As to the second and third of these items we think it clear that Panhandle did not make any significant showing of changed circumstances, but rather sought to have the commission reconsider certain theories which underlay its earlier rulings. Nothing helpful to Panhandle's position was shown by way of events in 1953 and 1954 indicating that it had experienced or was facing a higher cost of debt capital than earlier evidence of historic cost indicated. Rather, Panhandle contended, as it had urged unsuccessfully in earlier litigation, that the commission should use as the cost of debt capital a hypothetical figure in the nature of an expert estimate of what financing costs would be if Panhandle had a hypothetical standard capital structure. Similarly, the basic issue raised by Panhandle with reference to comparative earnings-price ratios of natural gas company common stocks was not that any significant change in circumstances had occurred but rather that such computations and comparisons are unsatisfactory guides to a fair rate of return. Thus the commission's rejection of Panhandle's contentions on these two points represented a difference of judgment on debatable theory as to the most satisfactory way of estimating a fair rate of return, rather than any refusal to take into account evidence of recent occurrences. We are satisfied that the commission's action, viewed in this light, was neither arbitrary nor unreasonable. It was an entirely permissible exercise of judgment with reference to a subject matter peculiarly within the area of its special competence and knowledge.
The remaining matter urged in justification of a higher rate of return is the claim that Panhandle's capital structure has changed. Any such change may be relevant because an approved overall rate of return characteristically is achieved by a computation allowing a much higher return on equity capital than on borrowed capital.

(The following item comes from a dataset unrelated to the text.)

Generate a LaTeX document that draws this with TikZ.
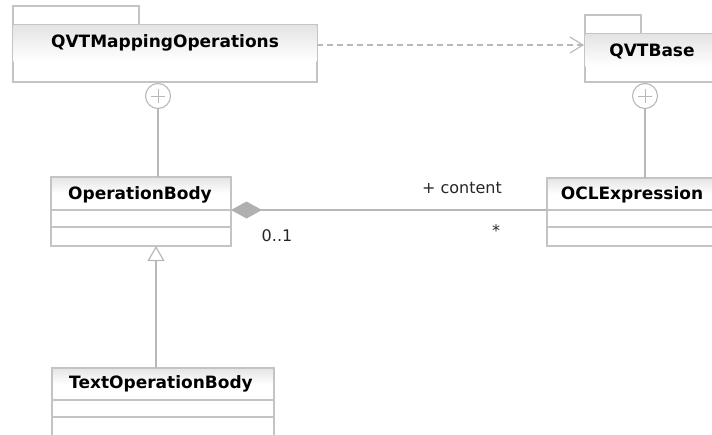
\documentclass[tikz,border=0pt]{standalone}
\usepackage{fontspec}
\setmainfont{DejaVu Sans}
\usetikzlibrary{arrows.meta,calc}
\definecolor{boxline}{HTML}{C4C4C4}
\definecolor{connline}{HTML}{B8B8B8}
\definecolor{headtop}{HTML}{E4E4E4}
\definecolor{diamondfill}{HTML}{B0B0B0}
\tikzset{
  box/.style={draw=boxline, line width=1.2pt, inner sep=0pt, outer sep=0pt, anchor=north west},
  header/.style={box, top color=headtop, bottom color=white, middle color=white},
  plainbox/.style={box, fill=white},
  title/.style={font=\fontsize{17}{19}\selectfont\bfseries, inner sep=0pt},
  lbl/.style={font=\fontsize{16}{18}\selectfont, inner sep=0pt, text=black!85},
  conn/.style={draw=connline, line width=1.2pt},
  nest/.style={circle, draw=connline, line width=1.1pt, fill=white, minimum size=25pt, inner sep=0pt}
}
\begin{document}
\begin{tikzpicture}[x=1pt, y=-1pt]
\useasboundingbox (0,0) rectangle (712,434);
\clip (0,0) rectangle (712,434);

% package QVTMappingOperations
\node[plainbox, minimum width=126pt, minimum height=19pt] (pAtab) at (13,6) {};
\node[box, minimum width=304pt, minimum height=57pt, fill=white] (pA) at (13,25) {};
\shade[top color=headtop, bottom color=white] ($(pA.north west)+(0.6,0.6)$) rectangle ($(pA.north east)+(-0.6,36)$);
\node[title] at ($(pA.north)+(0,18)$) {QVTMappingOperations};

% package QVTBase
\node[plainbox, minimum width=56pt, minimum height=19pt] (pBtab) at (585,15) {};
\node[box, minimum width=134pt, minimum height=48pt, fill=white] (pB) at (585,34) {};
\shade[top color=headtop, bottom color=white] ($(pB.north west)+(0.6,0.6)$) rectangle ($(pB.north east)+(-0.6,32)$);
\node[title] at ($(pB.north)+(0,17)$) {QVTBase};

% class OperationBody
\node[header, minimum width=180pt, minimum height=33pt] (obh) at (51,177) {};
\node[plainbox, minimum width=180pt, minimum height=17pt] (oba) at (obh.south west) {};
\node[plainbox, minimum width=180pt, minimum height=19pt] (obo) at (oba.south west) {};
\node[title] at ($(obh.center)+(-1,1)$) {OperationBody};

% class OCLExpression
\node[header, minimum width=170pt, minimum height=32pt] (oeh) at (547,178) {};
\node[plainbox, minimum width=170pt, minimum height=17pt] (oea) at (oeh.south west) {};
\node[plainbox, minimum width=170pt, minimum height=19pt] (oeo) at (oea.south west) {};
\node[title] at ($(oeh.center)+(0,1)$) {OCLExpression};

% class TextOperationBody
\node[header, minimum width=222pt, minimum height=32pt] (toh) at (52,368) {};
\node[plainbox, minimum width=222pt, minimum height=17pt] (toa) at (toh.south west) {};
\node[plainbox, minimum width=222pt, minimum height=30pt] (too) at (toa.south west) {};
\node[title] at ($(toh.center)+(-2,0)$) {TextOperationBody};

% package import
\coordinate (impS) at ($(pA.north east)+(0,20)$);
\coordinate (impE) at ($(pB.north west)+(-1,11)$);
\draw[conn, dash pattern=on 6pt off 4pt, -{Straight Barb[length=13pt,width=16pt,line width=1.1pt]}] (impS) -- (impE);

% nesting of the classes in their packages
\node[nest] (nA) at (158,96) {};
\draw[draw=connline, line width=1pt] ($(nA.center)+(-7,0)$) -- ($(nA.center)+(7,0)$)
  ($(nA.center)+(0,-7)$) -- ($(nA.center)+(0,7)$);
\draw[conn] (nA.south) -- (nA.south |- obh.north);

\node[nest] (nB) at (645,96) {};
\draw[draw=connline, line width=1pt] ($(nB.center)+(-7,0)$) -- ($(nB.center)+(7,0)$)
  ($(nB.center)+(0,-7)$) -- ($(nB.center)+(0,7)$);
\draw[conn] (nB.south) -- (nB.south |- oeh.north);

% composition OperationBody <>-- OCLExpression
\draw[conn, {Diamond[length=31pt,width=17pt,fill=diamondfill,color=diamondfill]}-] (obh.south east) -- (oeh.south west);
\node[lbl, anchor=south east] (role) at (502,194) {+ content};
\node[lbl] (mulB) at (496,231) {*};
\node[lbl] (mulA) at (277,236) {0..1};

% generalization TextOperationBody --|> OperationBody
\coordinate (genS) at ($(toh.north west)+(104,0)$);
\coordinate (genE) at ($(obo.south west)+(105,0)$);
\draw[conn, -{Triangle[open,length=15pt,width=17pt,fill=white]}] (genS) -- (genE);
\end{tikzpicture}
\end{document}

Panhandle says that since hearings closed in the earlier case there has been a substantial increase in the equity component of its capital structure and that the overall rate of return should be adjusted upward to reflect that change. The commission counters by denying that any such change has in fact been shown. It points out that Panhandle, in its computation of equity capital, has included a large item of surplus which stands earmarked for refund to certain customers in a pending proceeding. We think the commission's insistence that this item be eliminated was reasonable and proper. The commission also points out that, although Panhandle insists generally on the relevancy of events up to the very time of hearing, in calculating its present capital structure it has ignored a recent change unfavorable to its present argument. More particularly, it has based argument upon its capital structure as of March 31, 1954, ignoring a very substantial increase in debt capital which resulted from the sale of thirty-five million dollars in debentures in June 1954. Thus, the commission says that it is only by an unjustified inclusion and an equally unjustified omission in its computation that Panhandle is able to show any significant change of capital structure favorable to the allowance of a higher overall rate of return. Our study and analysis of the record leads us to agree with the commission.
The next controverted ruling is one which required the elimination of an item representing "minimum bank balances" from working capital. It is agreed that in calculating the rate base for its revised tariff Panhandle determined its working capital needs in conventional manner, as recently approved by the commission in Opinion No. 269 and other cases, except that it added an item of $3,500,000 representing "minimum bank balances" which Panhandle believes it should maintain. In the present ...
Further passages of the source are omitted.